Why Natural Gas is the Key to the Energy Transition

We've talked in the past about the energy transition and the important role that natural gas is going to play in it, because ultimately natural gas is the most important input into our electricity generation needs in the United States. It's upwards of 43% of our electricity generation, which is likely to increase as we continue to sunset higher carbon emitting sources like coal. And it's really a bridge to a future where we integrate wind and solar and other renewable sources, and perhaps even nuclear down the road, in terms of meeting our electricity demand needs.
It also plays on this electrification theme whereby, as our electricity demand increases, we need reliable sources of electricity. And we're seeing it play out. For example, one of the largest MLPs, an AMLP, actually struck a deal with a cloud computing company down in Texas who's building an AI data center to build a lateral pipeline to provide natural gas specific to that data center.
The idea is that data center wants to ensure that anybody who uses it, when the prompt is entered into the LLM, that they can't return some error message that says, "Actually, we don't have electricity right now, so we'll get you an answer in 48 hours whenever we have electricity." Natural gas is abundant here in the United States, it's relatively cheap, and of course it's reliable. The companies in ENFR, the companies in AMLP, are the ones that are tasked with providing the network of infrastructure that connects production in natural gas to consumption in natural gas.

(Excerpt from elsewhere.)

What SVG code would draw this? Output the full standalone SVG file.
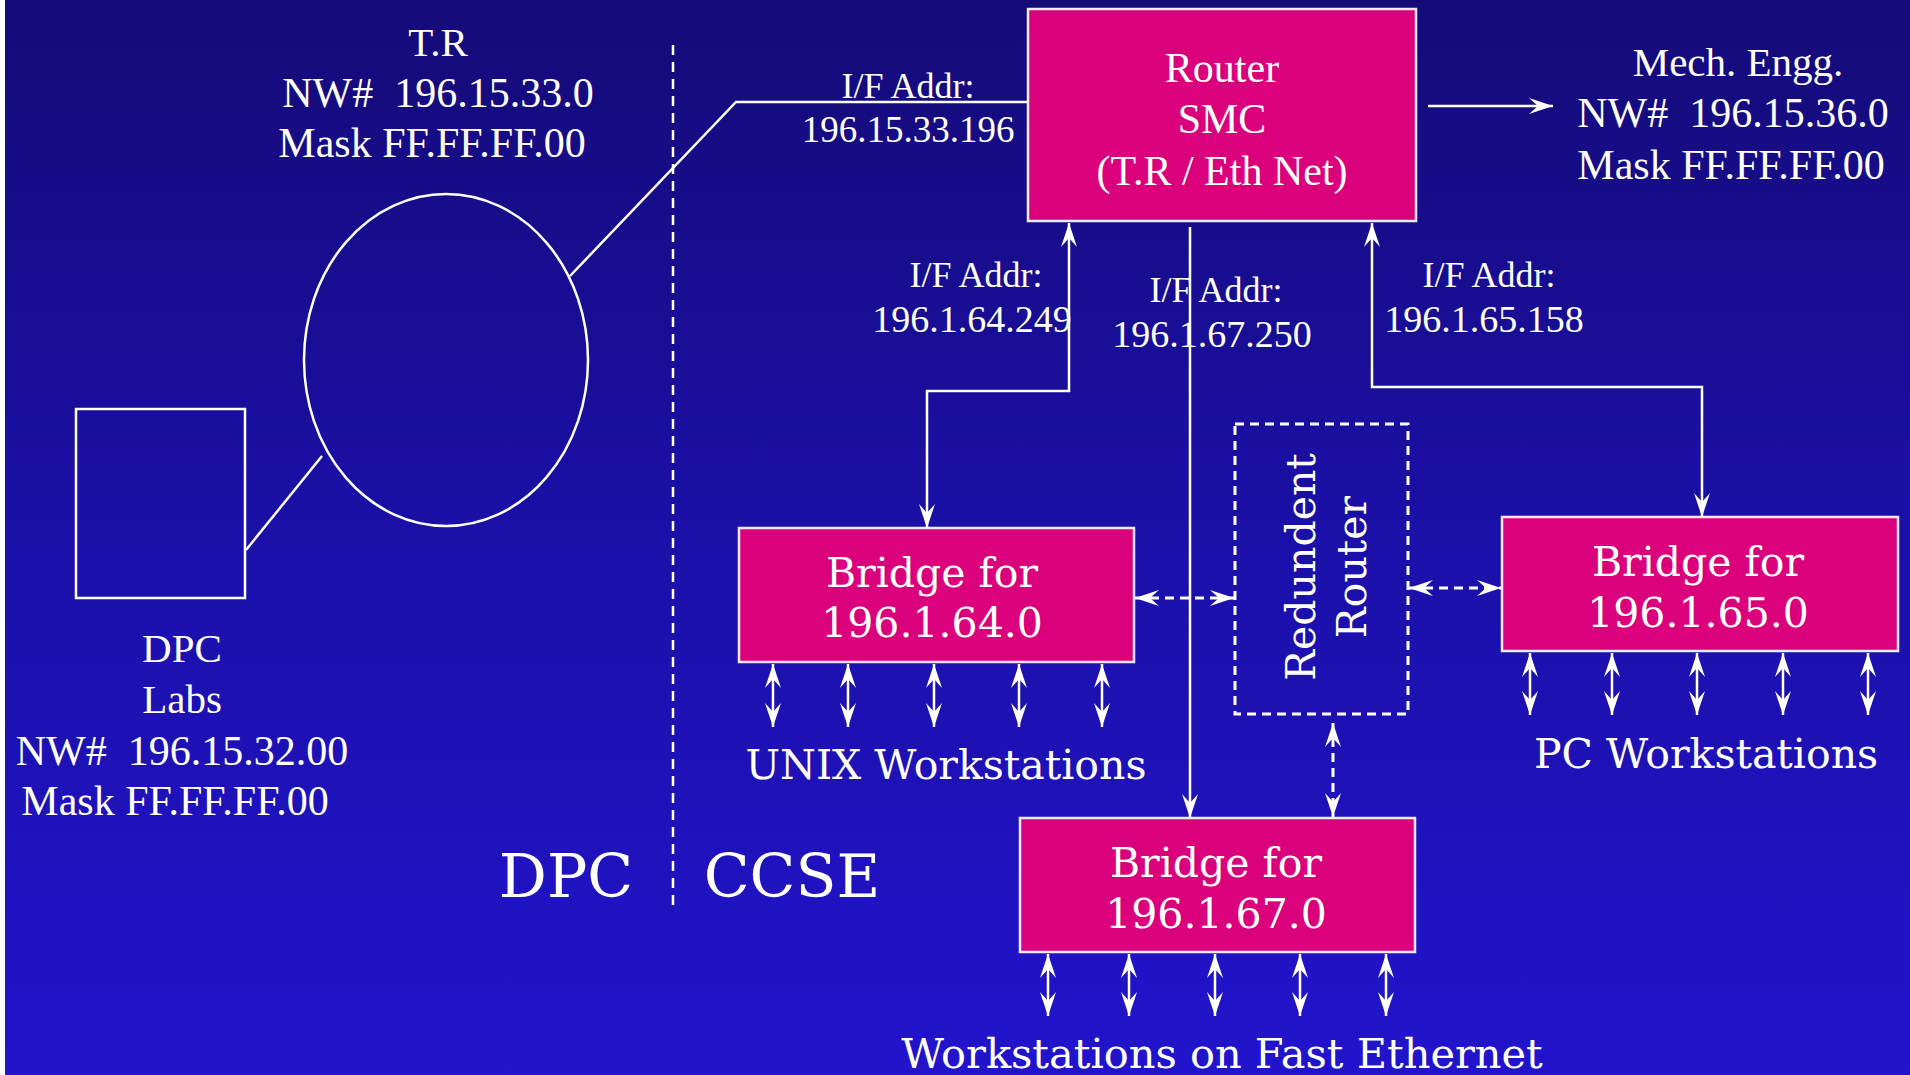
<svg xmlns="http://www.w3.org/2000/svg" width="1910" height="1075" viewBox="0 0 1910 1075">
<style>
.tm{font-family:"Liberation Serif","Times New Roman",serif;fill:#fff;text-anchor:middle;white-space:pre}
.cs{font-family:"DejaVu Serif",serif;fill:#fff;text-anchor:middle;white-space:pre}
.box{fill:#db007c;stroke:#f2eaf6;stroke-width:2.5}
.ln{fill:none;stroke:#fff;stroke-width:2.5}
.dl{fill:none;stroke:#fff;stroke-width:3;stroke-dasharray:9 6}
.two{marker-start:url(#ah);marker-end:url(#ah)}
.one{marker-end:url(#ah)}
</style>
<defs>
<linearGradient id="bg" x1="0" y1="0" x2="0" y2="1">
<stop offset="0" stop-color="#150b78"/>
<stop offset="0.5" stop-color="#1b10a8"/>
<stop offset="1" stop-color="#2214cc"/>
</linearGradient>
<marker id="ah" viewBox="-26 -10 28 20" refX="0" refY="0" markerWidth="28" markerHeight="20" markerUnits="userSpaceOnUse" orient="auto-start-reverse">
<path d="M0,0 L-24,-8 L-15,0 L-24,8 Z" fill="#fff"/>
</marker>
</defs>
<rect x="0" y="0" width="1910" height="1075" fill="url(#bg)"/>
<rect x="0" y="0" width="5" height="1075" fill="#fff"/>

<g id="divider">
<line x1="673" y1="45" x2="673" y2="905" stroke="#fff" stroke-width="2.5" stroke-dasharray="10 7"/>
<text class="cs" x="566" y="897" font-size="60">DPC</text>
<text class="cs" x="792" y="897" font-size="60">CCSE</text>
</g>

<g id="connectors">
<polyline class="ln" points="570,276 736,102 1029,102"/>
<line class="ln" x1="246" y1="550" x2="322" y2="456"/>
<line class="ln one" x1="1428" y1="106" x2="1553" y2="106" stroke-width="3"/>
<path class="ln two" d="M1069,223 L1069,391 L927,391 L927,528"/>
<path class="ln one" d="M1190,227 L1190,818"/>
<path class="ln two" d="M1372,223 L1372,387 L1702,387 L1702,517"/>
<line class="dl two" x1="1135" y1="598" x2="1234" y2="598"/>
<line class="dl two" x1="1409" y1="588" x2="1501" y2="588"/>
<line class="dl two" x1="1333" y1="723" x2="1333" y2="817"/>
<g id="unix-links">
<line class="ln two" x1="773" y1="664" x2="773" y2="727"/>
<line class="ln two" x1="848" y1="664" x2="848" y2="727"/>
<line class="ln two" x1="934" y1="664" x2="934" y2="727"/>
<line class="ln two" x1="1019" y1="664" x2="1019" y2="727"/>
<line class="ln two" x1="1102" y1="664" x2="1102" y2="727"/>
</g>
<g id="pc-links">
<line class="ln two" x1="1530" y1="653" x2="1530" y2="715"/>
<line class="ln two" x1="1612" y1="653" x2="1612" y2="715"/>
<line class="ln two" x1="1697" y1="653" x2="1697" y2="715"/>
<line class="ln two" x1="1783" y1="653" x2="1783" y2="715"/>
<line class="ln two" x1="1868" y1="653" x2="1868" y2="715"/>
</g>
<g id="fast-links">
<line class="ln two" x1="1048" y1="954" x2="1048" y2="1016"/>
<line class="ln two" x1="1129" y1="954" x2="1129" y2="1016"/>
<line class="ln two" x1="1215" y1="954" x2="1215" y2="1016"/>
<line class="ln two" x1="1300" y1="954" x2="1300" y2="1016"/>
<line class="ln two" x1="1386" y1="954" x2="1386" y2="1016"/>
</g>
<g id="if-labels">
<text class="tm" x="908" y="98" font-size="36">I/F Addr:</text>
<text class="tm" x="908" y="142" font-size="37">196.15.33.196</text>
<text class="tm" x="976" y="287" font-size="36">I/F Addr:</text>
<text class="tm" x="972" y="332" font-size="38">196.1.64.249</text>
<text class="tm" x="1216" y="302" font-size="36">I/F Addr:</text>
<text class="tm" x="1212" y="347" font-size="38">196.1.67.250</text>
<text class="tm" x="1489" y="287" font-size="36">I/F Addr:</text>
<text class="tm" x="1484" y="332" font-size="38">196.1.65.158</text>
</g>
</g>

<g id="tr-ring">
<ellipse cx="446" cy="360" rx="142" ry="166" class="ln"/>
<text class="tm" x="438" y="56" font-size="41">T.R</text>
<text class="tm" x="438" y="107" font-size="42">NW#  196.15.33.0</text>
<text class="tm" x="432" y="157" font-size="42">Mask FF.FF.FF.00</text>
</g>

<g id="dpc-labs">
<rect x="76" y="409" width="169" height="189" class="ln"/>
<text class="tm" x="182" y="662" font-size="41">DPC</text>
<text class="tm" x="182" y="713" font-size="41">Labs</text>
<text class="tm" x="182" y="765" font-size="42">NW#  196.15.32.00</text>
<text class="tm" x="175" y="815" font-size="42">Mask FF.FF.FF.00</text>
</g>

<g id="router">
<rect x="1028" y="9" width="388" height="212" class="box"/>
<text class="tm" x="1222" y="82" font-size="42">Router</text>
<text class="tm" x="1222" y="133" font-size="42">SMC</text>
<text class="tm" x="1222" y="185" font-size="42">(T.R / Eth Net)</text>
</g>

<g id="mech-engg">
<text class="tm" x="1738" y="76" font-size="41">Mech. Engg.</text>
<text class="tm" x="1733" y="127" font-size="42">NW#  196.15.36.0</text>
<text class="tm" x="1731" y="179" font-size="42">Mask FF.FF.FF.00</text>
</g>

<g id="bridge-64">
<rect x="739" y="528" width="395" height="134" class="box"/>
<text class="cs" x="932" y="587" font-size="41">Bridge for</text>
<text class="cs" x="932" y="637" font-size="41">196.1.64.0</text>
</g>
<g id="unix-label">
<text class="cs" x="946" y="779" font-size="41">UNIX Workstations</text>
</g>

<g id="bridge-65">
<rect x="1502" y="517" width="396" height="134" class="box"/>
<text class="cs" x="1698" y="576" font-size="41">Bridge for</text>
<text class="cs" x="1698" y="627" font-size="41">196.1.65.0</text>
</g>
<g id="pc-label">
<text class="cs" x="1706" y="768" font-size="41">PC Workstations</text>
</g>

<g id="bridge-67">
<rect x="1020" y="818" width="395" height="134" class="box"/>
<text class="cs" x="1216" y="877" font-size="41">Bridge for</text>
<text class="cs" x="1216" y="928" font-size="41">196.1.67.0</text>
</g>
<g id="fast-label">
<text class="cs" x="1222" y="1068" font-size="41.5">Workstations on Fast Ethernet</text>
</g>

<g id="redundant-router">
<rect x="1235" y="424" width="173" height="290" class="dl"/>
<text class="cs" transform="translate(1315,567) rotate(-90)" font-size="41">Redundent</text>
<text class="cs" transform="translate(1366,567) rotate(-90)" font-size="41">Router</text>
</g>
</svg>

Increasingly, consumption in natural gas is in the form of increasing electricity demand from these large data center projects. It's also increasingly a global story as we're increasing our export capacity for things like liquified natural gas. When we think about ENFR, 70-75% of the revenues in that portfolio are tied to natural gas servicing activities, meaning transportation, storage, processing, fractionation, liquefaction, all of the various businesses that are in the midstream category within natural gas are dominated by the companies in ENFR.
If your thought, as we talked about earlier in the conversation, is that increasing electricity demand is going to increase natural gas demand, well then these companies really sit at the heart of connecting the upstream to the downstream. The downstream is increasingly hyperscalers who are building AI data centers that are in desperate need of reliable electricity generation. We've seen adjacencies, and that's how we're positioning Midstream in some ways as an adjacency to AI, adjacency to the electrification story. Even companies like GE Vernova, which is building those gas turbines, has seen a three-year backlog in demand for those gas turbines, which are being built on these AI data centers and other facilities.